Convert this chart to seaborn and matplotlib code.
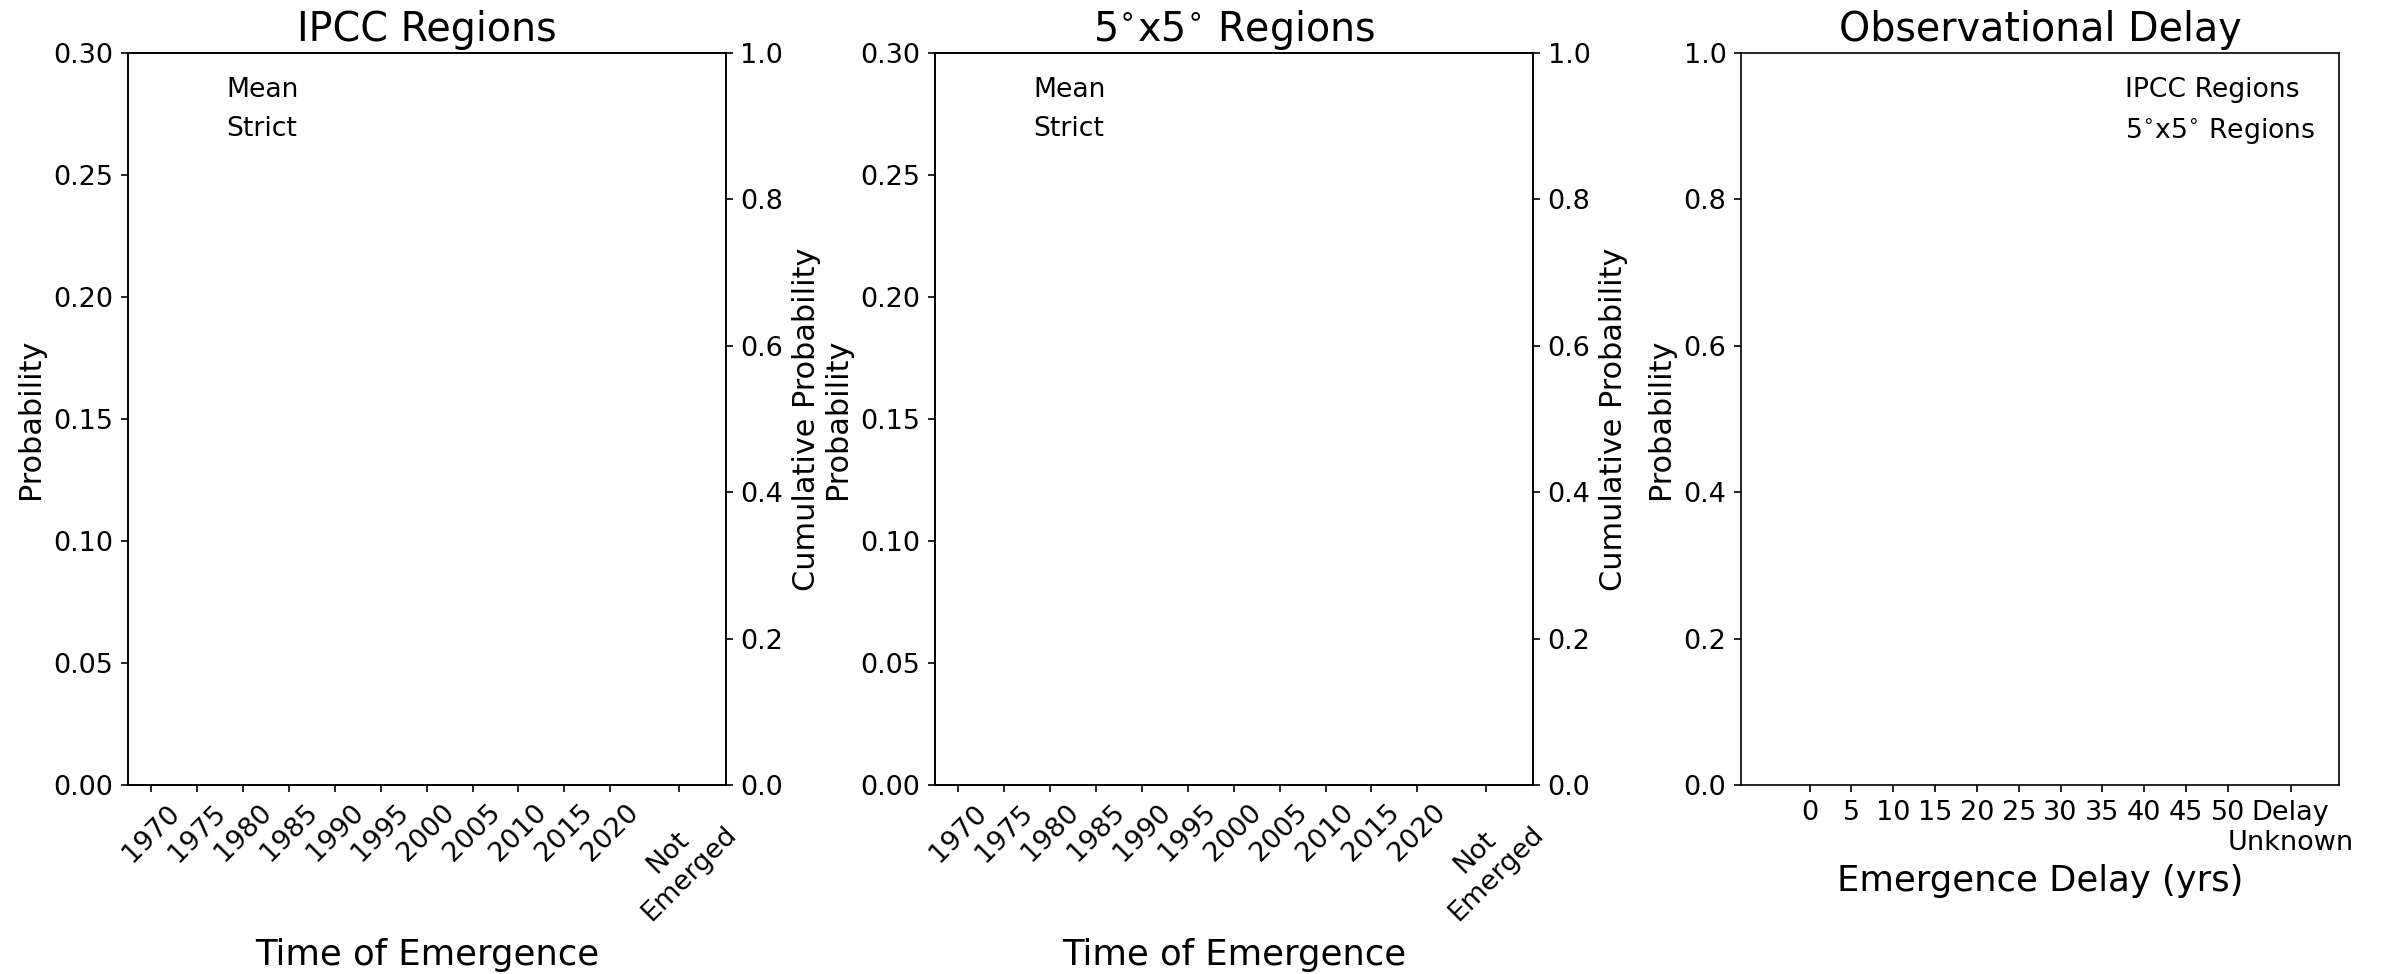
import numpy as np
import pandas as pd
import matplotlib
matplotlib.use("Agg")
import matplotlib.pyplot as plt
from matplotlib.lines import Line2D
import seaborn as sns

# ---- data (the reference panels contain no drawn marks) ----
toe_years = [1970, 1975, 1980, 1985, 1990, 1995, 2000, 2005, 2010, 2015, 2020]
toe_not_emerged_pos = 2027.5
toe_labels = [str(y) for y in toe_years] + ["Not\nEmerged"]
delay_years = [0, 5, 10, 15, 20, 25, 30, 35, 40, 45, 50]
delay_unknown_pos = 57.5
delay_labels = [str(d) for d in delay_years] + ["Delay\nUnknown"]
toe_series = ["Mean", "Strict"]
delay_series = ["IPCC Regions", r"5$^{\circ}$x5$^{\circ}$ Regions"]
panel_titles = ["IPCC Regions", r"5$^{\circ}$x5$^{\circ}$ Regions", "Observational Delay"]
mean_values = []      # no visible bars in the reference
strict_values = []
ipcc_delay_values = []
grid_delay_values = []

sns.set_theme(style="ticks", rc={
    "axes.edgecolor": "black", "xtick.color": "black", "ytick.color": "black",
    "axes.labelcolor": "black", "text.color": "black", "axes.linewidth": 0.8,
    "xtick.major.width": 0.8, "ytick.major.width": 0.8,
    "xtick.major.size": 3.5, "ytick.major.size": 3.5,
})
plt.rcParams["font.family"] = ["DejaVu Sans"]

fig = plt.figure(figsize=(2387 / 150, 974 / 150), dpi=150)
W = 0.2505
lefts = [0.0536, 0.3917, 0.7294]
bottom, height = 0.194, 0.7515

TICK = 13
LAB = 14.5
BIG = 17
TITLE = 19
LEG = 12.8

def blank_handles(n):
    return [Line2D([], [], linestyle="none", marker=None) for _ in range(n)]

for i in range(2):
    ax = fig.add_axes([lefts[i], bottom, W, height])
    vals = mean_values if i == 0 else strict_values
    sns.lineplot(x=np.array(vals, dtype=float), y=np.array(vals, dtype=float), ax=ax)
    ax.set_xlim(1967.45, 2032.6)
    ax.set_ylim(0, 0.30)
    ax.set_xticks(toe_years + [toe_not_emerged_pos])
    ax.set_xticklabels(toe_labels, rotation=45, fontsize=TICK)
    ax.set_yticks([0, 0.05, 0.10, 0.15, 0.20, 0.25, 0.30])
    ax.set_yticklabels([f"{v:.2f}" for v in [0, 0.05, 0.10, 0.15, 0.20, 0.25, 0.30]], fontsize=TICK)
    ax.set_ylabel("Probability", fontsize=LAB)
    ax.set_xlabel("Time of Emergence", fontsize=BIG, labelpad=6)
    ax.set_title(panel_titles[i], fontsize=TITLE)
    ax.legend(blank_handles(2), toe_series, loc="upper left", frameon=False, fontsize=LEG)
    ax2 = ax.twinx()
    ax2.set_ylim(0, 1)
    ax2.set_yticks([0, 0.2, 0.4, 0.6, 0.8, 1.0])
    ax2.set_yticklabels([f"{v:.1f}" for v in [0, 0.2, 0.4, 0.6, 0.8, 1.0]], fontsize=TICK)
    ax2.set_ylabel("Cumulative Probability", fontsize=LAB)
    for a in (ax, ax2):
        for s in a.spines.values():
            s.set_visible(True)

ax = fig.add_axes([lefts[2], bottom, W, height])
sns.lineplot(x=np.array(ipcc_delay_values, dtype=float), y=np.array(grid_delay_values, dtype=float), ax=ax)
ax.set_xlim(-8.2, 63.3)
ax.set_ylim(0, 1)
ax.set_xticks(delay_years + [delay_unknown_pos])
ax.set_xticklabels(delay_labels, fontsize=TICK)
ax.set_yticks([0, 0.2, 0.4, 0.6, 0.8, 1.0])
ax.set_yticklabels([f"{v:.1f}" for v in [0, 0.2, 0.4, 0.6, 0.8, 1.0]], fontsize=TICK)
ax.set_ylabel("Probability", fontsize=LAB)
ax.set_xlabel("Emergence Delay (yrs)", fontsize=BIG)
ax.set_title(panel_titles[2], fontsize=TITLE)
ax.legend(blank_handles(2), delay_series, loc="upper right", frameon=False, fontsize=LEG)
for s in ax.spines.values():
    s.set_visible(True)

fig.savefig("out.png", dpi=150)
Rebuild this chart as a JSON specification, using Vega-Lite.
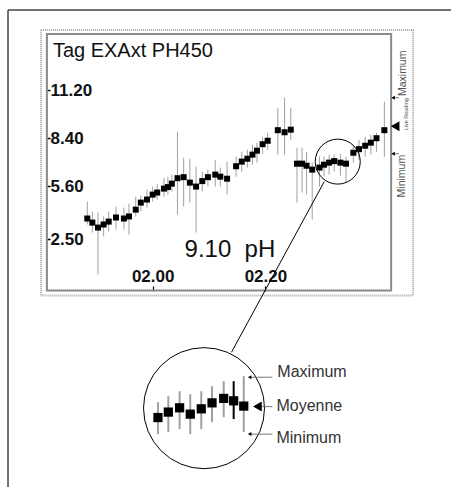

___

• _Required task_: Set the lines above down again, word for word, from the first through the one containing "for _ in range(n)]"; pictures excluded.

• _Exercise output_:
Convert this chart to seaborn and matplotlib code.
import numpy as np
import pandas as pd
import matplotlib
matplotlib.use("Agg")
import matplotlib.pyplot as plt
from matplotlib.lines import Line2D
import seaborn as sns

# ---- data (the reference panels contain no drawn marks) ----
toe_years = [1970, 1975, 1980, 1985, 1990, 1995, 2000, 2005, 2010, 2015, 2020]
toe_not_emerged_pos = 2027.5
toe_labels = [str(y) for y in toe_years] + ["Not\nEmerged"]
delay_years = [0, 5, 10, 15, 20, 25, 30, 35, 40, 45, 50]
delay_unknown_pos = 57.5
delay_labels = [str(d) for d in delay_years] + ["Delay\nUnknown"]
toe_series = ["Mean", "Strict"]
delay_series = ["IPCC Regions", r"5$^{\circ}$x5$^{\circ}$ Regions"]
panel_titles = ["IPCC Regions", r"5$^{\circ}$x5$^{\circ}$ Regions", "Observational Delay"]
mean_values = []      # no visible bars in the reference
strict_values = []
ipcc_delay_values = []
grid_delay_values = []

sns.set_theme(style="ticks", rc={
    "axes.edgecolor": "black", "xtick.color": "black", "ytick.color": "black",
    "axes.labelcolor": "black", "text.color": "black", "axes.linewidth": 0.8,
    "xtick.major.width": 0.8, "ytick.major.width": 0.8,
    "xtick.major.size": 3.5, "ytick.major.size": 3.5,
})
plt.rcParams["font.family"] = ["DejaVu Sans"]

fig = plt.figure(figsize=(2387 / 150, 974 / 150), dpi=150)
W = 0.2505
lefts = [0.0536, 0.3917, 0.7294]
bottom, height = 0.194, 0.7515

TICK = 13
LAB = 14.5
BIG = 17
TITLE = 19
LEG = 12.8

def blank_handles(n):
    return [Line2D([], [], linestyle="none", marker=None) for _ in range(n)]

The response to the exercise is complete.